_Available data_
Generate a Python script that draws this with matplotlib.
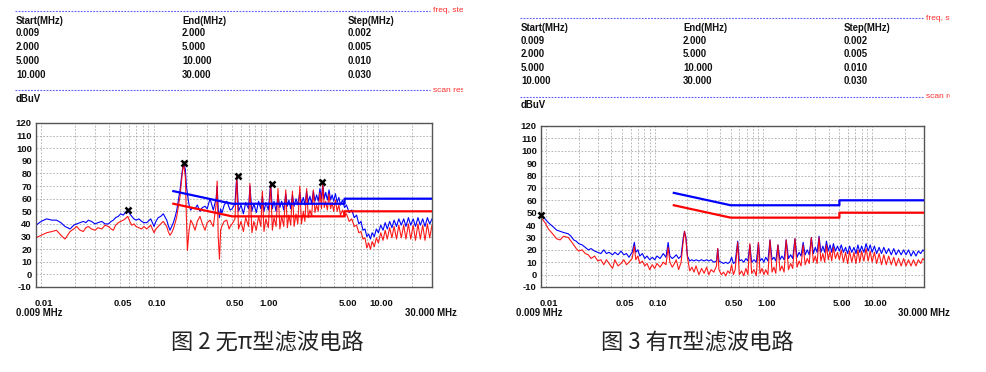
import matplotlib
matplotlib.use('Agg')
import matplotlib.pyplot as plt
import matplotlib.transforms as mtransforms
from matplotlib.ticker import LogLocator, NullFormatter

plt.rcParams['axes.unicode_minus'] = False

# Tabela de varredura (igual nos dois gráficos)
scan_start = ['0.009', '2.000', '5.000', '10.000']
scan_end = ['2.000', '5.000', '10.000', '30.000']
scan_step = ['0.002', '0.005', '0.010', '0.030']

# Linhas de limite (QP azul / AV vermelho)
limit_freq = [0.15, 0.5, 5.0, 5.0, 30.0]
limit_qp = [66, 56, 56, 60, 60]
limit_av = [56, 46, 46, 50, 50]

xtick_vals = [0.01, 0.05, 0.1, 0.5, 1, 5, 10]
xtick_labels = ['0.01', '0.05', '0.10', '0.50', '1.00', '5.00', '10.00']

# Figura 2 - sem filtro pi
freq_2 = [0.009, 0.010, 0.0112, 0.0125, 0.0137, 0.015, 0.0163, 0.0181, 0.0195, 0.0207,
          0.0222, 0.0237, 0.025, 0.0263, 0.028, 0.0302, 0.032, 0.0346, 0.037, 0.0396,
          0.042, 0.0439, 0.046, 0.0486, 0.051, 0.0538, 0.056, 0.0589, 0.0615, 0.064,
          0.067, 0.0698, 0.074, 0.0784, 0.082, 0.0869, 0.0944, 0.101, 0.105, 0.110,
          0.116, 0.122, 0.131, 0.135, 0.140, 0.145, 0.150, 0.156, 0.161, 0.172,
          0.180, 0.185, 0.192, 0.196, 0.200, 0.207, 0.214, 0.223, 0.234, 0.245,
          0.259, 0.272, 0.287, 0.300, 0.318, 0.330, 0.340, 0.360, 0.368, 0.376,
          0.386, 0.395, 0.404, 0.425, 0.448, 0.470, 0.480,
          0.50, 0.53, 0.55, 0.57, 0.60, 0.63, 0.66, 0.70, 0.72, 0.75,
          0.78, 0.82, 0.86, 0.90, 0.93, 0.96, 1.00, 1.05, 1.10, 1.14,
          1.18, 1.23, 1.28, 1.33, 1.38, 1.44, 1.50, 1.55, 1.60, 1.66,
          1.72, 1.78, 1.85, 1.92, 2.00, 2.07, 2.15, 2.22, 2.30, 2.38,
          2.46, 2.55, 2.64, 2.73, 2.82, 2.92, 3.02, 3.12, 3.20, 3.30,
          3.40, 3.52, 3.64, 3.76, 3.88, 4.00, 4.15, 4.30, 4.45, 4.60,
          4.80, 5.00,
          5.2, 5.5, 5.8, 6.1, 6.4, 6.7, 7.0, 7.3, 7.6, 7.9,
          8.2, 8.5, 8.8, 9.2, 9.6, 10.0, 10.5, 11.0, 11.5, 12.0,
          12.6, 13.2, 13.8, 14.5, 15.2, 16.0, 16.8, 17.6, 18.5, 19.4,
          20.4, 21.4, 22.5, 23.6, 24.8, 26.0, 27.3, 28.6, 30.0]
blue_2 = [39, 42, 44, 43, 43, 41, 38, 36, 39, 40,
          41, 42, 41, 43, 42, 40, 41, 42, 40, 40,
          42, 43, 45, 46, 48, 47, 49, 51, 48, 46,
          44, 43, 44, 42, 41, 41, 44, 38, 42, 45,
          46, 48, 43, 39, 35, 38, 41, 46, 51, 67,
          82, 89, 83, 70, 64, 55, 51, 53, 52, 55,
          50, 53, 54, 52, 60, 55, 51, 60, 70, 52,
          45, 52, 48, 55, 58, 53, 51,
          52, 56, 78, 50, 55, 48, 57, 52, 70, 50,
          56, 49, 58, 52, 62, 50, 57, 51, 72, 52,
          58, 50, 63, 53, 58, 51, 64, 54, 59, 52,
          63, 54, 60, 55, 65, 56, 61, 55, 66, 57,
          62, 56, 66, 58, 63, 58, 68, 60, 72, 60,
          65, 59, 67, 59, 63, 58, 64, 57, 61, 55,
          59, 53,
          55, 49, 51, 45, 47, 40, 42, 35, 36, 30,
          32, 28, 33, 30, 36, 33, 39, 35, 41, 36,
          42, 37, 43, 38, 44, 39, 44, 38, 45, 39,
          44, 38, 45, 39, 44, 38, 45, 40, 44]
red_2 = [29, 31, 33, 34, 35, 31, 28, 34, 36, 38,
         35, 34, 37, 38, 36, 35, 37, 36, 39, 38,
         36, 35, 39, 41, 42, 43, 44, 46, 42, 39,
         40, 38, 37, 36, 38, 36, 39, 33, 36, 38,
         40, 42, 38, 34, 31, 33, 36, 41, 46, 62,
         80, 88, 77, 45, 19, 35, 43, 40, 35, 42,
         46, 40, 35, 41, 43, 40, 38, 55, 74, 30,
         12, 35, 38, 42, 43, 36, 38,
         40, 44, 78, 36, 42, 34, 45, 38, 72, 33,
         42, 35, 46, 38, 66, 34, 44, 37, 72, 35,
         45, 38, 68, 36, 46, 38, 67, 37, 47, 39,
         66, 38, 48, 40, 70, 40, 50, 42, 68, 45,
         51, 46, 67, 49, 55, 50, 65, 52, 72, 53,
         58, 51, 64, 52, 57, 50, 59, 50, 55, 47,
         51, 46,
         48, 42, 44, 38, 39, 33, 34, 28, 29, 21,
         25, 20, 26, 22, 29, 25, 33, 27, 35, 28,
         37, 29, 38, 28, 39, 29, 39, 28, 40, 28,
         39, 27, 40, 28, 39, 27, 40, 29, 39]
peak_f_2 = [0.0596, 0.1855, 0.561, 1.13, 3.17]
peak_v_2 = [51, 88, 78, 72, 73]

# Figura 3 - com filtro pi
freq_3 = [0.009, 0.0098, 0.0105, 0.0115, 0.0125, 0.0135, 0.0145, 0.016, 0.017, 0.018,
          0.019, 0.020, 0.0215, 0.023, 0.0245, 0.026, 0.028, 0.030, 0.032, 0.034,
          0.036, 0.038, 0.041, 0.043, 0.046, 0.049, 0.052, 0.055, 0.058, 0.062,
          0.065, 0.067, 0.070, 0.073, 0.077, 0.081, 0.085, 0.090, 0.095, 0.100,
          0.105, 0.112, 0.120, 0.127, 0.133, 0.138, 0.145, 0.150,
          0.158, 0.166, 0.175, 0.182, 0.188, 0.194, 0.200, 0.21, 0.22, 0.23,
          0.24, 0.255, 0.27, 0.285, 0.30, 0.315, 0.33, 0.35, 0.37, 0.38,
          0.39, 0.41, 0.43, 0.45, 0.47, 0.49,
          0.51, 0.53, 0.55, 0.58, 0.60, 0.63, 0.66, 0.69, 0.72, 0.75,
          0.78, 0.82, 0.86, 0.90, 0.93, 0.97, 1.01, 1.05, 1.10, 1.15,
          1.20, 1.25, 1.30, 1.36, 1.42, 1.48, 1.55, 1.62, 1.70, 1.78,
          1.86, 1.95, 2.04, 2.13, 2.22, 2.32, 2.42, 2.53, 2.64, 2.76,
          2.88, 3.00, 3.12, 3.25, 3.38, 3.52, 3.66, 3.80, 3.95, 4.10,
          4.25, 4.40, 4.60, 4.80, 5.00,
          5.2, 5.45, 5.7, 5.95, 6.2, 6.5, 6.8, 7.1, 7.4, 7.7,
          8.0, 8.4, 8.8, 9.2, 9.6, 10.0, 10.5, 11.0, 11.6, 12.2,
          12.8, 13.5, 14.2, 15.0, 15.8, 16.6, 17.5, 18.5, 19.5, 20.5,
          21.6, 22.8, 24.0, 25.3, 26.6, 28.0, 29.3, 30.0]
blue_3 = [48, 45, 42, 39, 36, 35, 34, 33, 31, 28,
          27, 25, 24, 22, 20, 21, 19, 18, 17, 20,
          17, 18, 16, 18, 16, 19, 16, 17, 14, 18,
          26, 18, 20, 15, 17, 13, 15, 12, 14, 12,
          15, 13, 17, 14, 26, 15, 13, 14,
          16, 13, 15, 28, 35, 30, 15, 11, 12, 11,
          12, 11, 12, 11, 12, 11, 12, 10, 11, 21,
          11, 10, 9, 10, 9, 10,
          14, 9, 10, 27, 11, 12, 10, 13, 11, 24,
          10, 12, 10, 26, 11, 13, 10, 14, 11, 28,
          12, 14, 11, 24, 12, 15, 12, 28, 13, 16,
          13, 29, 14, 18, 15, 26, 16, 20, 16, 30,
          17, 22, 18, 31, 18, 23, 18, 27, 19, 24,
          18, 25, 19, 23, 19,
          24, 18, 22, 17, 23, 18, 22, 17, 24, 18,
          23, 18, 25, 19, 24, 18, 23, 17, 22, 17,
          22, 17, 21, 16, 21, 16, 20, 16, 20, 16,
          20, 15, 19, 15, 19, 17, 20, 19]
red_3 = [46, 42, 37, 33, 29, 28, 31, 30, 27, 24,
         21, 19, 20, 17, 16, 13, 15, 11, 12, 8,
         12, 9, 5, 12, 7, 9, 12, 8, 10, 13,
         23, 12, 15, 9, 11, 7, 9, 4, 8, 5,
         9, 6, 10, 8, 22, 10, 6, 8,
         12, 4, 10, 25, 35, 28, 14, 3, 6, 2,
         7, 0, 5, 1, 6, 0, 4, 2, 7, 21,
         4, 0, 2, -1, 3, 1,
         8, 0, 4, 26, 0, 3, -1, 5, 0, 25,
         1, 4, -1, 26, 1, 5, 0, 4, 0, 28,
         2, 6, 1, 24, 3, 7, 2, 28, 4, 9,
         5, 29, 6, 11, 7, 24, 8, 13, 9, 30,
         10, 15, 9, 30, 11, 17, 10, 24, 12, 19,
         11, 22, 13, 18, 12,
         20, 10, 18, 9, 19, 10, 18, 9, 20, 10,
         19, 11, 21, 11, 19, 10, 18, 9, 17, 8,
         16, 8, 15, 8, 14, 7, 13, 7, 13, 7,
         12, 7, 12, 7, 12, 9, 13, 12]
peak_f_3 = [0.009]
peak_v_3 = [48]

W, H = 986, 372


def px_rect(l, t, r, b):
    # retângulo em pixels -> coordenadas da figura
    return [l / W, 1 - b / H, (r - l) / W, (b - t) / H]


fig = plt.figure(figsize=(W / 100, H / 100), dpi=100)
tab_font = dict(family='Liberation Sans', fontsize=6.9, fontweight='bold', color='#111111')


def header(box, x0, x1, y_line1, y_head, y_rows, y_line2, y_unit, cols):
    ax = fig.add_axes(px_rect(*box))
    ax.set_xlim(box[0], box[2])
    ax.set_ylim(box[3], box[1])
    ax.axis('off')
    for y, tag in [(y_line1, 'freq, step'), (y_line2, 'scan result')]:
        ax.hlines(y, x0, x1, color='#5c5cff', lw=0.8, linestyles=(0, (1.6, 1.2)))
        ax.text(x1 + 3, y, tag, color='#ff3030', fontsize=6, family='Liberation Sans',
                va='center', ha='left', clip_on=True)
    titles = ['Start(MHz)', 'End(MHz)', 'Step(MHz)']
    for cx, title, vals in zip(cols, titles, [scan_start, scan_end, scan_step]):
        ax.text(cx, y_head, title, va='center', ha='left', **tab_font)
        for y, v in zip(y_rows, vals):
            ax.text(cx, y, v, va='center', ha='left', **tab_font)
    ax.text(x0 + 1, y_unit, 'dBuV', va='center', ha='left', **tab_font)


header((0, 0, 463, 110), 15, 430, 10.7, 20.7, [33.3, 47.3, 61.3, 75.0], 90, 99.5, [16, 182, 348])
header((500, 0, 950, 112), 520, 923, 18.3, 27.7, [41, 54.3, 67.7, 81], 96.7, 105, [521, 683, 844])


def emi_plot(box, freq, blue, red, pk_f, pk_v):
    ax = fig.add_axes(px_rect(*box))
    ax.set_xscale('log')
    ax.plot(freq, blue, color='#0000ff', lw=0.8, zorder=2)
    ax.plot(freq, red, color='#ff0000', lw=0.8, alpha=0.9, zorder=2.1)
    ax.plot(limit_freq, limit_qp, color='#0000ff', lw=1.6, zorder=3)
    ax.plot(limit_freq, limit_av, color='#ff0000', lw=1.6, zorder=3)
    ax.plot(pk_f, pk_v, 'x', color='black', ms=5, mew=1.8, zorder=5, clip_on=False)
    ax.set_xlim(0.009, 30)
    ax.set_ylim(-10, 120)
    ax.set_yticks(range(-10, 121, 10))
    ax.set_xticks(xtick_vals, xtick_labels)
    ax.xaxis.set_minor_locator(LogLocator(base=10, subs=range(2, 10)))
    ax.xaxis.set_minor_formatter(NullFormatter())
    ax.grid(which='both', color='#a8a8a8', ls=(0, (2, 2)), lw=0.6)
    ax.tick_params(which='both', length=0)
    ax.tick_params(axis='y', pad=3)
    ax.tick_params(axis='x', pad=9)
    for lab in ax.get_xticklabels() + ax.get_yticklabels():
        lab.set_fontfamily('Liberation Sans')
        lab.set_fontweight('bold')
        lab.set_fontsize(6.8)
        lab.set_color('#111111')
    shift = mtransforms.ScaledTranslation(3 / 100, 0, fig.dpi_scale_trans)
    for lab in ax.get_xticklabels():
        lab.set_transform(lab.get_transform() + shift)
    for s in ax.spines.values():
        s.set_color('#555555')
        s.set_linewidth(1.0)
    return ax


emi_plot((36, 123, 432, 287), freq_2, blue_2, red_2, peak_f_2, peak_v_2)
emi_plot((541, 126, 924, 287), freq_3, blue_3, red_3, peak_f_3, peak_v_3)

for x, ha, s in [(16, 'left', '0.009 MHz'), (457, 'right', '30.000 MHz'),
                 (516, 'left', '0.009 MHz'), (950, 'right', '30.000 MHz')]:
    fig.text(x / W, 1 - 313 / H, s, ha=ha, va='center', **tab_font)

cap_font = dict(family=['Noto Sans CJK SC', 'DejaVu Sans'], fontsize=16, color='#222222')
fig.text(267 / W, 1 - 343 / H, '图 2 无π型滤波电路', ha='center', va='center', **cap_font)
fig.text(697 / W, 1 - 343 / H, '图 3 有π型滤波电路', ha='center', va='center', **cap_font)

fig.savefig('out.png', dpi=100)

_Instructions for the task_
Copy nothing but the lines from the first one in the listing through the line with "plt.rcParams['axes.unicode_minus'] = False", and omit the pictures.

_Task result_
Generate a Python script that draws this with matplotlib.
import matplotlib
matplotlib.use('Agg')
import matplotlib.pyplot as plt
import matplotlib.transforms as mtransforms
from matplotlib.ticker import LogLocator, NullFormatter

plt.rcParams['axes.unicode_minus'] = False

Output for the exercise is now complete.